>>
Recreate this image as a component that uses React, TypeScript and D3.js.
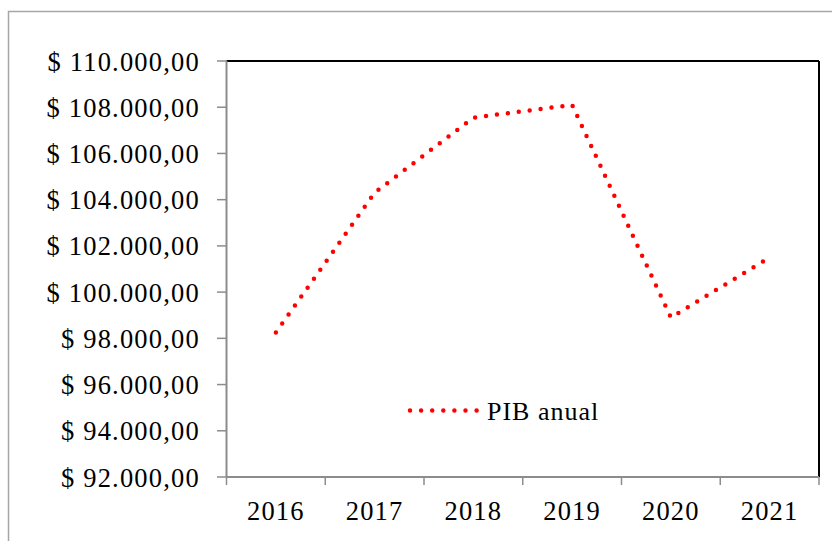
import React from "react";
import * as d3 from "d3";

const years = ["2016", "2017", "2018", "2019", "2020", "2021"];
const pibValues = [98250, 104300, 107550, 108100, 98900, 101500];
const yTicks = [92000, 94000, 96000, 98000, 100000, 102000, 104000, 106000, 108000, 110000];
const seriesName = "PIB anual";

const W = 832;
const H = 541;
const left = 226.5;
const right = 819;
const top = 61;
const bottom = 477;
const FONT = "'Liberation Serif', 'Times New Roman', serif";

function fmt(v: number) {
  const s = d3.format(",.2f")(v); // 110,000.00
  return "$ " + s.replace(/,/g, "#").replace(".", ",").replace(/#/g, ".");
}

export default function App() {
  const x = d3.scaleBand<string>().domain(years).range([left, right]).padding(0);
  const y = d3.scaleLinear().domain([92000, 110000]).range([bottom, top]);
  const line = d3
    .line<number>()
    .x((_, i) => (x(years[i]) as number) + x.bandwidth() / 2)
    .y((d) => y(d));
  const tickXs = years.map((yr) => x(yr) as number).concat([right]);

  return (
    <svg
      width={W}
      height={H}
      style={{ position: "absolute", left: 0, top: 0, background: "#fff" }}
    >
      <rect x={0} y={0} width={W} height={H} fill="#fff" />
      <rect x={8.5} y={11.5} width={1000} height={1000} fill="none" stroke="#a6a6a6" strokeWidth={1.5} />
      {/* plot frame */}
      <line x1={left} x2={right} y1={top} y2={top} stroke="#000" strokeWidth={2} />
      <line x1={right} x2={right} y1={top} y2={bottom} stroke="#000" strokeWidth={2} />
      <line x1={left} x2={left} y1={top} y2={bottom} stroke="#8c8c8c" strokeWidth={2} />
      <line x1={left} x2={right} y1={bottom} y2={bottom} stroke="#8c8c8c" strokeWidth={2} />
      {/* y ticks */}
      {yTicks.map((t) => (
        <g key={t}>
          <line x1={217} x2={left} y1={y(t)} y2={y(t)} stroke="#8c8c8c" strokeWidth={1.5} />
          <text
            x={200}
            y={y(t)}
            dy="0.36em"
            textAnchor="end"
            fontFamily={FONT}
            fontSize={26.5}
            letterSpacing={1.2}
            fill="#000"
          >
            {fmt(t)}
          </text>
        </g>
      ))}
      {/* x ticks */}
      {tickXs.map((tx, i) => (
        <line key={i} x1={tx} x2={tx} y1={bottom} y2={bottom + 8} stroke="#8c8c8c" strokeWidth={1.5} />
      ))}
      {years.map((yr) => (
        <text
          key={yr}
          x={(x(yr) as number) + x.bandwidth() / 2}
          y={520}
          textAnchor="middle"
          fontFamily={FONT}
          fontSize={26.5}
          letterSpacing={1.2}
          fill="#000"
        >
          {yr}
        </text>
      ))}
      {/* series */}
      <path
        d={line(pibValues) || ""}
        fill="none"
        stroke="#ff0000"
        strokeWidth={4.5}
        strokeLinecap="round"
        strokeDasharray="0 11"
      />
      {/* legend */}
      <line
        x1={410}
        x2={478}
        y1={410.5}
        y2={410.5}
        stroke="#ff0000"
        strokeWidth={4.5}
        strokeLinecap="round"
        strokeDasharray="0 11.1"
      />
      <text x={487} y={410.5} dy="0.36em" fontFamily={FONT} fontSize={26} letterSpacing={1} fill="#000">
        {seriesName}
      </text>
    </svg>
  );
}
<<
>>
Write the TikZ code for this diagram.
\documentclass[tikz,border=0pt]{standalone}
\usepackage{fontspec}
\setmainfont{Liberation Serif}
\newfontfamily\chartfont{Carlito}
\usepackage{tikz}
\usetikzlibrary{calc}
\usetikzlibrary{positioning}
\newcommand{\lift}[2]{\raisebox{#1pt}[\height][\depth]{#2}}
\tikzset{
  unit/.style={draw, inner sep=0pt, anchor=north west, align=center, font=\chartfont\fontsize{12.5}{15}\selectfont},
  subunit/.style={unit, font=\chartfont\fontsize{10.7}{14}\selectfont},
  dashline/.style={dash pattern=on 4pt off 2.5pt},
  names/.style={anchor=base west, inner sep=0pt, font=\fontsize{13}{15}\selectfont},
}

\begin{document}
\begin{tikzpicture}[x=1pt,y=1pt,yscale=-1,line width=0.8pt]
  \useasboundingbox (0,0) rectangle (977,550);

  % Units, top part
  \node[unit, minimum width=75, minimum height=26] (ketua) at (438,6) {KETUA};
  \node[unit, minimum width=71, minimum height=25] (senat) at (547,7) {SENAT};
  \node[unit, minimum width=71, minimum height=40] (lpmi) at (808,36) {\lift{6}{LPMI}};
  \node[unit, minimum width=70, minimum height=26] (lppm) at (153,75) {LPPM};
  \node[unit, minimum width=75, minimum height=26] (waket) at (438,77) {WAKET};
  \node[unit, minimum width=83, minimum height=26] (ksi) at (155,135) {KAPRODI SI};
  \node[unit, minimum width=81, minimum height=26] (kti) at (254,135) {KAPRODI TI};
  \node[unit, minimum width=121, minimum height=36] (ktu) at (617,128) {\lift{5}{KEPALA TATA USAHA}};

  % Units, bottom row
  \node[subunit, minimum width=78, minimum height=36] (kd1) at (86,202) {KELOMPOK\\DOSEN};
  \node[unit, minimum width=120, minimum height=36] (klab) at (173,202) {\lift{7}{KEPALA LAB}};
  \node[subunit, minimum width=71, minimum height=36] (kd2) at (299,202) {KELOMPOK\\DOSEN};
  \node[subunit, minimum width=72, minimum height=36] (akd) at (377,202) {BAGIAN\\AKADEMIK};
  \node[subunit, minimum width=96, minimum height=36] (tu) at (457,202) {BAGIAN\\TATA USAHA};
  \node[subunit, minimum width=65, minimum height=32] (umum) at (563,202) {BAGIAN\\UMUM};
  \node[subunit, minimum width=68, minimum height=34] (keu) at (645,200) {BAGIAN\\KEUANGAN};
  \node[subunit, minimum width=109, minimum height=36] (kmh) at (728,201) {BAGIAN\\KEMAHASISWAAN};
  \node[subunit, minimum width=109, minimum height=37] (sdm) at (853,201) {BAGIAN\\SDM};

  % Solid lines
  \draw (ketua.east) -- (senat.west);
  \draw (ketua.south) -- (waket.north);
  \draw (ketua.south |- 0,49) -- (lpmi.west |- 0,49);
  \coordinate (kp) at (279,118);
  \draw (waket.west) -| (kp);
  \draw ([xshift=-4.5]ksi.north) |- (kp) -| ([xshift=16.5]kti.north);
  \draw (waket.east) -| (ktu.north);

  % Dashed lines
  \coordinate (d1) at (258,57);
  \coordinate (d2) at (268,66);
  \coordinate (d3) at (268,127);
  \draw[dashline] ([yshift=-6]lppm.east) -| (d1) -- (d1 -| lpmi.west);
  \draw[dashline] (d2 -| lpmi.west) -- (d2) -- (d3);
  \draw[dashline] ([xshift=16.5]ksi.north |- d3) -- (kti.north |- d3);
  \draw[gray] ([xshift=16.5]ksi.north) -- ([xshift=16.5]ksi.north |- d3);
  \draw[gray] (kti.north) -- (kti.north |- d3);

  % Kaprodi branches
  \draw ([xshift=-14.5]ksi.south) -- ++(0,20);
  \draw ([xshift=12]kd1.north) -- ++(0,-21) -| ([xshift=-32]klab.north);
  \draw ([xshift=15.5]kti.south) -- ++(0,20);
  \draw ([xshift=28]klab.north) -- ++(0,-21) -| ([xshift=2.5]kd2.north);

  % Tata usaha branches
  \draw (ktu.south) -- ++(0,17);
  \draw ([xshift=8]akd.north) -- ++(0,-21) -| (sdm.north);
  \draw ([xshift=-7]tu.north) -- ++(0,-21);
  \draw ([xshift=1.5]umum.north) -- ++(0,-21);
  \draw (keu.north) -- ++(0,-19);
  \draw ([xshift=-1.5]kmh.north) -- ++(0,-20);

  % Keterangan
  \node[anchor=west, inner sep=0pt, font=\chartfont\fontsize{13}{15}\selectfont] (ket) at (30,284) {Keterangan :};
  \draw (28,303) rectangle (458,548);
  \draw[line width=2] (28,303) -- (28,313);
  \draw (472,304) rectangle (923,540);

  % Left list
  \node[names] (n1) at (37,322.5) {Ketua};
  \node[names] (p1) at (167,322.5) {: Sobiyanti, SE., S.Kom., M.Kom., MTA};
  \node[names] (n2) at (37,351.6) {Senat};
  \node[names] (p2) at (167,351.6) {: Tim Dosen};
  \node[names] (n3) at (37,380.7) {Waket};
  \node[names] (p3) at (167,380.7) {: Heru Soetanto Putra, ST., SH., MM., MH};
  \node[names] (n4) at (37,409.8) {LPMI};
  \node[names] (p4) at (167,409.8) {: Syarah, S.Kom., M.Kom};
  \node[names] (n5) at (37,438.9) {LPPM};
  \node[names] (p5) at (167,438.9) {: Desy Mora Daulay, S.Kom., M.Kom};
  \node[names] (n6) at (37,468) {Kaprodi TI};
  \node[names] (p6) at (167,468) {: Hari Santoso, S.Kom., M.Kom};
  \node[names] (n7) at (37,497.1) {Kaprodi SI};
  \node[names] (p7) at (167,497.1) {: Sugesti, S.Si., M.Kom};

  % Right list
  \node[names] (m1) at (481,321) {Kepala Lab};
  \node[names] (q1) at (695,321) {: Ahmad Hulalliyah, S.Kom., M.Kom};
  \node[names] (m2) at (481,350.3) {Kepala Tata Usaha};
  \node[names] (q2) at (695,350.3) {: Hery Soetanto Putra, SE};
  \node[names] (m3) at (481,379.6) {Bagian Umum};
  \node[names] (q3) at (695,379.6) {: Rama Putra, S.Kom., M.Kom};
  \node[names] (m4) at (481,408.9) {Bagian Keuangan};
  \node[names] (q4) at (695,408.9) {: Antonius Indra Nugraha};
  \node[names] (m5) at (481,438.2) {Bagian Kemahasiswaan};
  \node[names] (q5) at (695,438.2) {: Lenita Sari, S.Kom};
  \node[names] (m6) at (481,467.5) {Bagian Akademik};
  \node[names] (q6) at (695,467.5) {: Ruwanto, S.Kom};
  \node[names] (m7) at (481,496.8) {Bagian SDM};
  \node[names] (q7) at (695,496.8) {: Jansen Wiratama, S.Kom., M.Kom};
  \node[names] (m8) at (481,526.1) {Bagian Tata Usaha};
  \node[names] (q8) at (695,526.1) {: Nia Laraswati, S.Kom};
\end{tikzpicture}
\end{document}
<<
*GOAL:*
Reproduce, without alteration, solely the lines beginning at the line that includes "Write the TikZ code for this diagram." and ending at the line that includes "minimum width=121, minimum", both lines included.

*WRITTEN RESPONSE:*
Write the TikZ code for this diagram.
\documentclass[tikz,border=0pt]{standalone}
\usepackage{fontspec}
\setmainfont{Liberation Serif}
\newfontfamily\chartfont{Carlito}
\usepackage{tikz}
\usetikzlibrary{calc}
\usetikzlibrary{positioning}
\newcommand{\lift}[2]{\raisebox{#1pt}[\height][\depth]{#2}}
\tikzset{
  unit/.style={draw, inner sep=0pt, anchor=north west, align=center, font=\chartfont\fontsize{12.5}{15}\selectfont},
  subunit/.style={unit, font=\chartfont\fontsize{10.7}{14}\selectfont},
  dashline/.style={dash pattern=on 4pt off 2.5pt},
  names/.style={anchor=base west, inner sep=0pt, font=\fontsize{13}{15}\selectfont},
}

\begin{document}
\begin{tikzpicture}[x=1pt,y=1pt,yscale=-1,line width=0.8pt]
  \useasboundingbox (0,0) rectangle (977,550);

  % Units, top part
  \node[unit, minimum width=75, minimum height=26] (ketua) at (438,6) {KETUA};
  \node[unit, minimum width=71, minimum height=25] (senat) at (547,7) {SENAT};
  \node[unit, minimum width=71, minimum height=40] (lpmi) at (808,36) {\lift{6}{LPMI}};
  \node[unit, minimum width=70, minimum height=26] (lppm) at (153,75) {LPPM};
  \node[unit, minimum width=75, minimum height=26] (waket) at (438,77) {WAKET};
  \node[unit, minimum width=83, minimum height=26] (ksi) at (155,135) {KAPRODI SI};
  \node[unit, minimum width=81, minimum height=26] (kti) at (254,135) {KAPRODI TI};
  \node[unit, minimum width=121, minimum height=36] (ktu) at (617,128) {\lift{5}{KEPALA TATA USAHA}};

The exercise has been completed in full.